This Teachers Day, Malaysia Owes Its Teachers More Than Gratitude
I once sat in a lecture by a high school mathematics teacher and wept.
She was not explaining theorems or drilling formulas. She was answering the question that every student has silently asked themselves: why do we have to learn this? It was a simple question, but it was one posed within a system that refused to answer it, let alone take it seriously.
Her answer was not about examinations or employability. It was about meeting students where they are and giving them the tools to think for themselves, all so that they could feel grounded and at home in this world. In that moment, I understood what teaching truly is. Not content delivery. Not performance management. But the deliberate, sacred work of building human beings.
Yet, as Teachers Day approaches, I find myself asking: does Malaysia see its teachers this way?
The Treadmill That Is Breaking the Teachers
We have spoken before about how the “success machine” of the previous generation has become a treadmill that is breaking our children. But we rarely speak about what it is doing to the teachers who are forced to run it alongside them.
Today, our educators are drowning. They are buried under mountains of paperwork, measured against standardised metrics, and reduced to facilitators of the national answer scheme. The curriculum, rather than being a living, breathing framework for discovery, has become a checklist to be completed and a syllabus to be covered before the next round of assessments. Teachers are no longer trusted to teach. They are expected only to comply.
When we reduce teaching to information delivery, we do not just diminish the profession. We sever the very human connection that makes learning possible.
The AI Trap We Are Walking Into
Now comes artificial intelligence, and with it, a seductive and dangerous question: if a machine can deliver content, grade answers, and personalise learning pathways, what do we need teachers for?
This question reveals exactly how far we have strayed from what teaching truly is. If we believe that teaching is simply transferring information, then yes, AI can do it faster, cheaper, and without ever needing a sick day. But that belief is the flaw, not the solution.
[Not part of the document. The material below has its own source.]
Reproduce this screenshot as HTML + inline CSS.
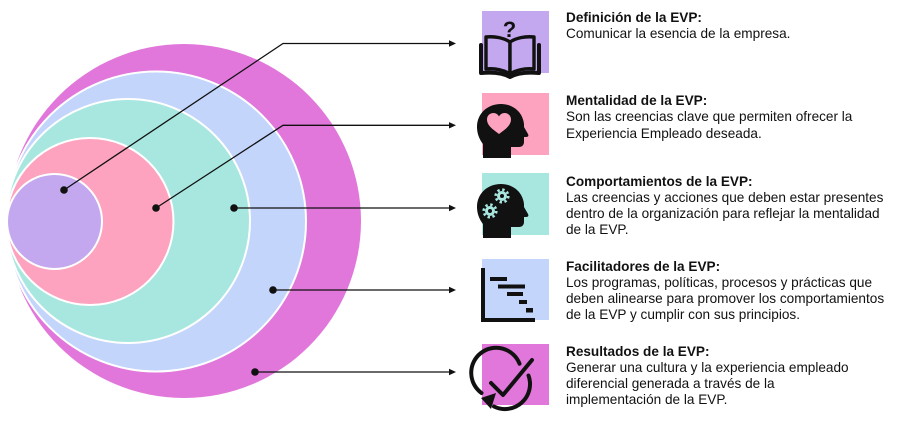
<!DOCTYPE html>
<html>
<head>
<meta charset="utf-8">
<style>
  html,body{margin:0;padding:0;background:#fff;}
  body{width:900px;height:422px;position:relative;overflow:hidden;}
  svg{position:absolute;left:0;top:0;}
  .t{position:absolute;left:566px;font-family:"Liberation Sans",Arial,sans-serif;font-size:13.6px;line-height:16.3px;color:#111;white-space:nowrap;}
  .t b{font-weight:bold;}
</style>
</head>
<body>
<svg width="900" height="422" viewBox="0 0 900 422">
  <!-- concentric circles -->
  <circle cx="184" cy="221" r="177" fill="#E277DB"/>
  <circle cx="156" cy="221.5" r="150" fill="#C3D5FB" stroke="#fff" stroke-width="2"/>
  <circle cx="128" cy="221" r="122" fill="#A8E7E0" stroke="#fff" stroke-width="2"/>
  <circle cx="90" cy="221.5" r="83.5" fill="#FDA3BF" stroke="#fff" stroke-width="2"/>
  <circle cx="54.5" cy="221.5" r="47.5" fill="#C3A8EF" stroke="#fff" stroke-width="2"/>

  <!-- connectors -->
  <g stroke="#111" stroke-width="1.3" fill="none">
    <polyline points="64,190 283,43.5 450,43.5"/>
    <polyline points="156,208 283,125.3 450,125.3"/>
    <polyline points="234,208 450,208"/>
    <polyline points="273,290 450,290"/>
    <polyline points="255,372 450,372"/>
  </g>
  <g fill="#111">
    <polygon points="449,40.3 456,43.5 449,46.7"/>
    <polygon points="449,122.1 456,125.3 449,128.5"/>
    <polygon points="449,204.8 456,208 449,211.2"/>
    <polygon points="449,286.8 456,290 449,293.2"/>
    <polygon points="449,368.8 456,372 449,375.2"/>
    <circle cx="64" cy="190" r="3.8"/>
    <circle cx="156" cy="208" r="3.8"/>
    <circle cx="234" cy="208" r="3.8"/>
    <circle cx="273" cy="290" r="3.8"/>
    <circle cx="255" cy="372" r="3.8"/>
  </g>

  <!-- icon squares -->
  <rect x="482" y="11" width="67" height="62" fill="#C3A8EF"/>
  <rect x="482" y="93" width="67" height="62" fill="#FDA3BF"/>
  <rect x="482" y="173" width="67" height="62" fill="#A8E7E0"/>
  <rect x="482" y="259" width="67" height="61" fill="#C3D5FB"/>
  <rect x="482" y="344" width="67" height="61" fill="#E277DB"/>

  <!-- icon 1: book with question mark -->
  <g transform="translate(478,25)" stroke="#111" stroke-width="3.4" stroke-linejoin="round" stroke-linecap="round">
    <path d="M 3 20 L 3 48 C 14 47, 25 48, 32 52 C 39 48, 50 47, 61 48 L 61 20" fill="none" stroke-width="4"/>
    <path d="M 32 49 C 26 45, 17 43, 8 44 L 8 12 C 17 11, 26 13, 32 17 Z" fill="#C3A8EF"/>
    <path d="M 32 49 C 38 45, 47 43, 56 44 L 56 12 C 47 11, 38 13, 32 17 Z" fill="#C3A8EF"/>
  </g>
  <text x="509.5" y="37" text-anchor="middle" font-family="Liberation Sans, Arial, sans-serif" font-weight="bold" font-size="22" fill="#111">?</text>

  <!-- icon 2: head with heart -->
  <g transform="translate(477,104)">
    <path d="M 6 54 L 6 40 C 2 35, 0 29, 0 23 C 0 10, 10 0, 24 0 C 37 0, 46 9, 47 20 L 47 23 L 51 30 C 52 32, 51 33, 49 33 L 47 33 L 47 38 C 47 41, 45 43, 42 43 L 34 43 L 34 54 Z" fill="#111"/>
    <path d="M22 30 C 15 25, 10 21, 10 15.5 C 10 11.5, 13 9, 16.5 9 C 19 9, 21 10.5, 22 12.5 C 23 10.5, 25 9, 27.5 9 C 31 9, 34 11.5, 34 15.5 C 34 21, 29 25, 22 30 Z" fill="#FDA3BF"/>
  </g>

  <!-- icon 3: head with gears -->
  <g transform="translate(477,184)">
    <path d="M 6 54 L 6 40 C 2 35, 0 29, 0 23 C 0 10, 10 0, 24 0 C 37 0, 46 9, 47 20 L 47 23 L 51 30 C 52 32, 51 33, 49 33 L 47 33 L 47 38 C 47 41, 45 43, 42 43 L 34 43 L 34 54 Z" fill="#111"/>
    <g fill="#A8E7E0">
      <circle cx="25" cy="12" r="5"/>
      <circle cx="25" cy="12" r="6.3" fill="none" stroke="#A8E7E0" stroke-width="2.6" stroke-dasharray="2.4 2.55"/>
      <circle cx="25" cy="12" r="2" fill="#111"/>
      <circle cx="13" cy="27" r="5"/>
      <circle cx="13" cy="27" r="6.3" fill="none" stroke="#A8E7E0" stroke-width="2.6" stroke-dasharray="2.4 2.55"/>
      <circle cx="13" cy="27" r="2" fill="#111"/>
    </g>
  </g>

  <!-- icon 4: gantt -->
  <g fill="#111">
    <rect x="481" y="268" width="4" height="54"/>
    <rect x="481" y="318" width="54" height="4"/>
    <rect x="490" y="277" width="17" height="4"/>
    <rect x="498" y="284.5" width="27" height="4"/>
    <rect x="507" y="292" width="16" height="4"/>
    <rect x="519" y="300" width="8" height="4"/>
    <rect x="526" y="308" width="7" height="4.5"/>
  </g>

  <!-- icon 5: check with circular arrow -->
  <g stroke="#111" stroke-width="4" fill="none" stroke-linecap="round" stroke-linejoin="round">
    <path d="M 481.5 393 A 25 25 0 1 1 519.5 363.7"/>
    <path d="M 528.5 375.5 A 25 25 0 0 1 494 406.5"/>
    <polyline points="491,383 503,395 532,360"/>
  </g>
  <polygon points="481,398 496,393 491,409" fill="#111"/>
</svg>

<div class="t" style="top:9.5px;"><b>Definición de la EVP:</b><br>Comunicar la esencia de la empresa.</div>
<div class="t" style="top:93px;"><b>Mentalidad de la EVP:</b><br>Son las creencias clave que permiten ofrecer la<br>Experiencia Empleado deseada.</div>
<div class="t" style="top:173.5px;"><b>Comportamientos de la EVP:</b><br>Las creencias y acciones que deben estar presentes<br>dentro de la organización para reflejar la mentalidad<br>de la EVP.</div>
<div class="t" style="top:258.5px;"><b>Facilitadores de la EVP:</b><br>Los programas, políticas, procesos y prácticas que<br>deben alinearse para promover los comportamientos<br>de la EVP y cumplir con sus principios.</div>
<div class="t" style="top:343.5px;"><b>Resultados de la EVP:</b><br>Generar una cultura y la experiencia empleado<br>diferencial generada a través de la<br>implementación de la EVP.</div>
</body>
</html>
There is one thing no AI or algorithm can replicate, and that is the human connection teachers have with our children. AI cannot replicate a teacher who notices a child has gone quiet, who stays behind after class, who asks the right question at the right moment and unlocks something in a young person that no standardised test would ever measure. The rush to automate education is not progress. It is the final stage of a long misunderstanding of what education is actually for.
Architects of the Soul, Not Machines of the System
Sir Ken Robinson called teachers facilitators of learning. I would go further. Teachers are architects of the soul, engineers of the inner life of a nation.
A teacher who meets her students with curiosity and care does not just transmit knowledge. She creates the conditions for a young person to discover their own way of thinking, and builds environments where they feel capable, where they have the opportunity to become someone they are confident in. That is not a function. That is a relationship. And relationships cannot be standardised, automated, or outsourced.
The testing treadmill worked for a generation that needed uniformity. But we are no longer preparing children for factory floors or government filing systems. We need thinkers, innovators, and leaders who feel at home in complexity and uncertainty. That requires teachers who are free to teach, not administrators trapped in compliance.
A Call to Parents and Policymakers
This Teachers Day, I am not asking for appreciation posts or ceremonial bouquets. I am asking for something harder, something more urgent.
To policymakers: stop measuring teachers by what their students are scoring on exam papers and start asking whether their students are becoming who they strive to be.
Lighten the administrative burden. Trust educators with the professional autonomy they have earned. Invest in training that develops the whole teacher, not just the technician.
To parents: resist the urge to reduce your child’s education to grades and rankings. Seek out the teachers who ask why, who hold space for your child’s confusion, who treat the classroom as a place of becoming rather than a hall of performance.
And to our teachers: what you do cannot be replaced by any machine. The student who remembers you decades later will not remember your lesson plan. They will remember that you saw them, fully and humanly, at a moment when they needed it most. They will remember that you answered their silent questions, ones that they never dared to speak aloud.
That is the work. And it is worth fighting to protect.